The exercise -
Wherever "with" appears in a line, copy that line.

Stored data -
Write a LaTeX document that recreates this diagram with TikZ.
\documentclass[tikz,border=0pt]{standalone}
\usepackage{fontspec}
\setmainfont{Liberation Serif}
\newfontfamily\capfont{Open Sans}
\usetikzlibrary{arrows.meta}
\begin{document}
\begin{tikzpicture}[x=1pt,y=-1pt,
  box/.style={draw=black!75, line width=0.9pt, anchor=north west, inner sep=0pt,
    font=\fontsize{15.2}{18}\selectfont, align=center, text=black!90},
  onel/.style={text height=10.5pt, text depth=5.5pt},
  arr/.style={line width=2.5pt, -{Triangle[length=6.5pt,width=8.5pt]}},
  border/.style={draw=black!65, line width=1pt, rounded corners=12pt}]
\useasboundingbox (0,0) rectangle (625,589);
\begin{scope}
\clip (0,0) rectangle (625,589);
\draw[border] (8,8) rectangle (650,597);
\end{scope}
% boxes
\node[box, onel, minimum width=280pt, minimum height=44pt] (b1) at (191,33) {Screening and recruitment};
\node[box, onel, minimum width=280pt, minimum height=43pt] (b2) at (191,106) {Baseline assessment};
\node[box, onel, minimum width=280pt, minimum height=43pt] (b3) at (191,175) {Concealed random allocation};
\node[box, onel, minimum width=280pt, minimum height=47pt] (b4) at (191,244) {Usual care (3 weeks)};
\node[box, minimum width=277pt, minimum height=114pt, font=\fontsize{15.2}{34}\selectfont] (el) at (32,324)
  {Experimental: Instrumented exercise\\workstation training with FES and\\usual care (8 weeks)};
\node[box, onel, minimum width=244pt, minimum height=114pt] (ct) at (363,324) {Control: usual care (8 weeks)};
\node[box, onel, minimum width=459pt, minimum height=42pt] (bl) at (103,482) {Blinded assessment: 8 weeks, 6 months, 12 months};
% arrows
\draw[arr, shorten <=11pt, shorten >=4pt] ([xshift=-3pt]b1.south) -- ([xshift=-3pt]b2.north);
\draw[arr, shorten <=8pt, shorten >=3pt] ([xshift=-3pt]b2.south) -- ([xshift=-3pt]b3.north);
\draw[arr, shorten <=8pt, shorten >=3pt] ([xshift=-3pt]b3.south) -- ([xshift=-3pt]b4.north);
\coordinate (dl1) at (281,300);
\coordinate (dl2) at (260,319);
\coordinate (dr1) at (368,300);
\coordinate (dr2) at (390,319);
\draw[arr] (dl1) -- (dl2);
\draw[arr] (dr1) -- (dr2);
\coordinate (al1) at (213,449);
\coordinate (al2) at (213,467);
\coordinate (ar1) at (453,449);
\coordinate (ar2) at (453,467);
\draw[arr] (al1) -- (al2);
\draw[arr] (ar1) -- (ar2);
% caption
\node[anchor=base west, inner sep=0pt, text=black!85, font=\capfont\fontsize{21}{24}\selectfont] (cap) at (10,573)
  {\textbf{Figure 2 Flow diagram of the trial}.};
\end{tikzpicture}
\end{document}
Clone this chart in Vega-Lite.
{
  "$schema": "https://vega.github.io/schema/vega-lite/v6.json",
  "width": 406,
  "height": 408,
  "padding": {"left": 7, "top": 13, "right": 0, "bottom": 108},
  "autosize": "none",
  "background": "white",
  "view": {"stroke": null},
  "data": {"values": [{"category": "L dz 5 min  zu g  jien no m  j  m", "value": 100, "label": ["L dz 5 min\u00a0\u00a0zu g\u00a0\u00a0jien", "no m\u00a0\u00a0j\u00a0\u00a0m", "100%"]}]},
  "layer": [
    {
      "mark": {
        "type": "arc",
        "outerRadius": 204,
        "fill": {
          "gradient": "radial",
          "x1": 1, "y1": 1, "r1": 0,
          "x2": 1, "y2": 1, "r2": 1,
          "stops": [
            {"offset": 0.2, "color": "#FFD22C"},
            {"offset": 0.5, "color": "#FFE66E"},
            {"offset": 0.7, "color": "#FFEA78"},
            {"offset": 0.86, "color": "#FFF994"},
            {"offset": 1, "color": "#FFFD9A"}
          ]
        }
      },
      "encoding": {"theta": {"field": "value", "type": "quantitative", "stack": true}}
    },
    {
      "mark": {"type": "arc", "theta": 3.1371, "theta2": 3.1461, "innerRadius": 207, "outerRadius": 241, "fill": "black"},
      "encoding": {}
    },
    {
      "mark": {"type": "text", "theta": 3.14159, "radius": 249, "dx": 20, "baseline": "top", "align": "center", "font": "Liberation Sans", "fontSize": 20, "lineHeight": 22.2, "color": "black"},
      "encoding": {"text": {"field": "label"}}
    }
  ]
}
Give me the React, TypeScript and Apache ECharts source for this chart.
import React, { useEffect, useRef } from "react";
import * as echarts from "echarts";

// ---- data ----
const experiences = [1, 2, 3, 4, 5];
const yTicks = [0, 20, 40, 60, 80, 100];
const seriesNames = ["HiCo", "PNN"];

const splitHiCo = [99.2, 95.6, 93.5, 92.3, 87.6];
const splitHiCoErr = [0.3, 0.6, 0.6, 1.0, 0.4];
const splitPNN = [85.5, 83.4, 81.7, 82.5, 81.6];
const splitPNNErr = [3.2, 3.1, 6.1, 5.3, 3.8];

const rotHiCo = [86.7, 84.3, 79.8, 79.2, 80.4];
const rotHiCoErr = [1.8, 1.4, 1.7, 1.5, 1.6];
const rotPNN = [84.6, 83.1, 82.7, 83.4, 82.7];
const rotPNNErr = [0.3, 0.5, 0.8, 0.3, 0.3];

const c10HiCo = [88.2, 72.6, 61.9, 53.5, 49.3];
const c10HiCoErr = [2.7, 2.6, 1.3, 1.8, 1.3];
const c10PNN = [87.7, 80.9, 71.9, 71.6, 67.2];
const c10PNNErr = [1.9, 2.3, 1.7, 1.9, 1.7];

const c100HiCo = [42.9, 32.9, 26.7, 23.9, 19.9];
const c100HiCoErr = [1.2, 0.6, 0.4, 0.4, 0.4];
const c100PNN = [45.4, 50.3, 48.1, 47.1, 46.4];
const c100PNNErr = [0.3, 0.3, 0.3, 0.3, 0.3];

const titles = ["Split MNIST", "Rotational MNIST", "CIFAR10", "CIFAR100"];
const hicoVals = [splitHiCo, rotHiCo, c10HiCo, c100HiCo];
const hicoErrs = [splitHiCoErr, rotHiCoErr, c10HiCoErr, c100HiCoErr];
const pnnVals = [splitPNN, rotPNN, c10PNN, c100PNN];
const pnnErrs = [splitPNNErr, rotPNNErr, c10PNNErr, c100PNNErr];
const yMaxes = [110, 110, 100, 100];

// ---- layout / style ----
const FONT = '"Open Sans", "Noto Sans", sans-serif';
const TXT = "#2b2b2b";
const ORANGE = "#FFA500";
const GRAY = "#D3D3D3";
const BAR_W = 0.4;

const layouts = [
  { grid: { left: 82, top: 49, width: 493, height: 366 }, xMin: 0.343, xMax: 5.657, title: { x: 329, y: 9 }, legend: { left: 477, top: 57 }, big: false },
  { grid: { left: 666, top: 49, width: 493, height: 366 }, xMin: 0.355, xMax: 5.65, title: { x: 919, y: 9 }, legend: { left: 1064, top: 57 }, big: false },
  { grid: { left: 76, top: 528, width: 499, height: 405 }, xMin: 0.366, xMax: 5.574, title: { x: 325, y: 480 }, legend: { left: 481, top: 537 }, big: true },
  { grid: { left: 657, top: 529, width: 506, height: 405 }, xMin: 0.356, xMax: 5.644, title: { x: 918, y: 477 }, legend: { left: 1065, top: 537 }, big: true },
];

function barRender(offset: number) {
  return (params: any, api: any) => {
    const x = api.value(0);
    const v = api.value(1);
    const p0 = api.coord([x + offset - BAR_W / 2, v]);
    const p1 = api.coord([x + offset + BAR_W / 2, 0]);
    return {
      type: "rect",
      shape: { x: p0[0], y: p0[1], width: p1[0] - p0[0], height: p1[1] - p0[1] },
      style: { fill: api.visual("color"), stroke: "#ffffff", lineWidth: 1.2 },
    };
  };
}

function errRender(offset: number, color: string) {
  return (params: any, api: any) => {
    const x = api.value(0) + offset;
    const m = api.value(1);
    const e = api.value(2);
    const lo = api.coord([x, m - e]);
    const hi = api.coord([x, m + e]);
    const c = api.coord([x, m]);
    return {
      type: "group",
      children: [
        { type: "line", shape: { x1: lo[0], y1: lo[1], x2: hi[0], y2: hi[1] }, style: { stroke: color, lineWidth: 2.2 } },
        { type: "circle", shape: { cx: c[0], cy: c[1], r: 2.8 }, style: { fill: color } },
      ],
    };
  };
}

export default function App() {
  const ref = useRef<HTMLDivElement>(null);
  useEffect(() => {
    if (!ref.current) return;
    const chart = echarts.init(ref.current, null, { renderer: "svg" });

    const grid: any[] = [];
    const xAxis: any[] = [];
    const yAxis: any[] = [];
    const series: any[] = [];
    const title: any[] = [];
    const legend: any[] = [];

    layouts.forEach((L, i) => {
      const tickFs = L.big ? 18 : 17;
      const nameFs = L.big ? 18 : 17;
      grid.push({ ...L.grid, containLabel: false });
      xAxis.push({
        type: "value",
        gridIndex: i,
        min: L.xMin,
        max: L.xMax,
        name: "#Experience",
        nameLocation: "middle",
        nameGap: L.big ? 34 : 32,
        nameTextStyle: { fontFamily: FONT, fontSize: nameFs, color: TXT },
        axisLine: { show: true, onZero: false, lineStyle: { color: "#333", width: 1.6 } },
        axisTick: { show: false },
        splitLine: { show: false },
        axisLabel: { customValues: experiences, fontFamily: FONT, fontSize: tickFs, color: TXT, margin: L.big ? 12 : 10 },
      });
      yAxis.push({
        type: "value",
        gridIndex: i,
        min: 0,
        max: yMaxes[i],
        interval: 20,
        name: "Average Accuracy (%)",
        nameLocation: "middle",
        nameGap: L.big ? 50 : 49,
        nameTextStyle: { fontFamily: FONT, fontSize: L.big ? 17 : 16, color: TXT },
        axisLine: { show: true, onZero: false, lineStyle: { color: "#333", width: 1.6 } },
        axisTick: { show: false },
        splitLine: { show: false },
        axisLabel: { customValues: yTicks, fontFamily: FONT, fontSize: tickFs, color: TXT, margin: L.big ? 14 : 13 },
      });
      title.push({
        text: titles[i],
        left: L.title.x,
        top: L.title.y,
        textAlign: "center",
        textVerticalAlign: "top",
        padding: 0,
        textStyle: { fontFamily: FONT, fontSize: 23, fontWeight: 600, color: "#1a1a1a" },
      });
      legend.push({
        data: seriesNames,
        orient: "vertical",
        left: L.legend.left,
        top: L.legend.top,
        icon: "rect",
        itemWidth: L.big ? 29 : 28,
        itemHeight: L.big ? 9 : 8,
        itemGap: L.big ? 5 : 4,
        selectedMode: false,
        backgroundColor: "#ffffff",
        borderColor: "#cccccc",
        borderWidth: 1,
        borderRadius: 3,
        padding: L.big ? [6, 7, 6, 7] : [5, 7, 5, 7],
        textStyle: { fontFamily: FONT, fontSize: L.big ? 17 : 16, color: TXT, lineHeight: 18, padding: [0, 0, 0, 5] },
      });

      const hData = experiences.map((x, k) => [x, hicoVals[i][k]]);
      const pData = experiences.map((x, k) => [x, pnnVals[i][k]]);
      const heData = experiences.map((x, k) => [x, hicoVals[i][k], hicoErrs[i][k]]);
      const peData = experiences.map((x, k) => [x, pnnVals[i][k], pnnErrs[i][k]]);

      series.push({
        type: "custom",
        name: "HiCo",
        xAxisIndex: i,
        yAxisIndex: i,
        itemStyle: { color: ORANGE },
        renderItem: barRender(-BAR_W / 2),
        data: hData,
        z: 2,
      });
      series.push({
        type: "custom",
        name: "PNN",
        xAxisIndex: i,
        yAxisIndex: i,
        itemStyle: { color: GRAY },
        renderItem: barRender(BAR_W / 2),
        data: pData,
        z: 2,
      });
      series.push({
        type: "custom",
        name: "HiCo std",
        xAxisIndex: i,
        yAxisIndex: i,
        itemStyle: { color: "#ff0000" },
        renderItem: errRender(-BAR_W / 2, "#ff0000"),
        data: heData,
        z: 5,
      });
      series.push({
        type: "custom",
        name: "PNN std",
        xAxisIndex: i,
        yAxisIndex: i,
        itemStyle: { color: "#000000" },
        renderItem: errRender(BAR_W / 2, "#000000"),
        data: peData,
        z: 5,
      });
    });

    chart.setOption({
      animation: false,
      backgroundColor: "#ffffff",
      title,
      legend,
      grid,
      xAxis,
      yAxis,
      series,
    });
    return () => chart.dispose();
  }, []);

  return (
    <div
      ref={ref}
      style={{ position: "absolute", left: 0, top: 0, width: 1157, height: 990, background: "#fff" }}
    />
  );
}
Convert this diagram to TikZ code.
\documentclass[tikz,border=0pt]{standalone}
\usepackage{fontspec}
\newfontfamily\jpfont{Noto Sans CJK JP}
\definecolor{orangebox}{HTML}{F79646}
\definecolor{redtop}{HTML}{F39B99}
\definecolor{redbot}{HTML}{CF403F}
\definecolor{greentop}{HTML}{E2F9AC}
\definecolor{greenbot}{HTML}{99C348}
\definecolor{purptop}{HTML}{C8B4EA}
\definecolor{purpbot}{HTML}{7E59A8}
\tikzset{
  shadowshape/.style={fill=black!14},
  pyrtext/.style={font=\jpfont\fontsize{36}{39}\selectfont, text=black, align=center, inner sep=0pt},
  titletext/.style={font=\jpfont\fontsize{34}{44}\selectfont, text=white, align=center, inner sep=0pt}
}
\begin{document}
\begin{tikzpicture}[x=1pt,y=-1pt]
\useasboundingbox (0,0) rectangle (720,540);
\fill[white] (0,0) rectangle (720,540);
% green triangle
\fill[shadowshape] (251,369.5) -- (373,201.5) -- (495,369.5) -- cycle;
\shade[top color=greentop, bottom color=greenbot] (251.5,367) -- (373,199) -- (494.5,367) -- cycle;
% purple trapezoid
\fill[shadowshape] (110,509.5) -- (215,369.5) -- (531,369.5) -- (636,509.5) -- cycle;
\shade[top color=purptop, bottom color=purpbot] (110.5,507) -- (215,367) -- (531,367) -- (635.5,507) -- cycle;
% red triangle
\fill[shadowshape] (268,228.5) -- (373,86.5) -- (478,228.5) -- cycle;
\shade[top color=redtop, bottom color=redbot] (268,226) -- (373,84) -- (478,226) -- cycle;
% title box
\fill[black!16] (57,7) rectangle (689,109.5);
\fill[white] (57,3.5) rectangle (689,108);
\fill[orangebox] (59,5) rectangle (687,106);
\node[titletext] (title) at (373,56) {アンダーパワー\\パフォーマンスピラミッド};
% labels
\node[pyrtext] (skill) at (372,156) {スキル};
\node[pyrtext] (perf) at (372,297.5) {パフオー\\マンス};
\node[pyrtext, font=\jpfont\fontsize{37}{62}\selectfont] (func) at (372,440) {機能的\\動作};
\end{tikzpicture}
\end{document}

Task result -
Write a LaTeX document that recreates this diagram with TikZ.
  {Experimental: Instrumented exercise\\workstation training with FES and\\usual care (8 weeks)};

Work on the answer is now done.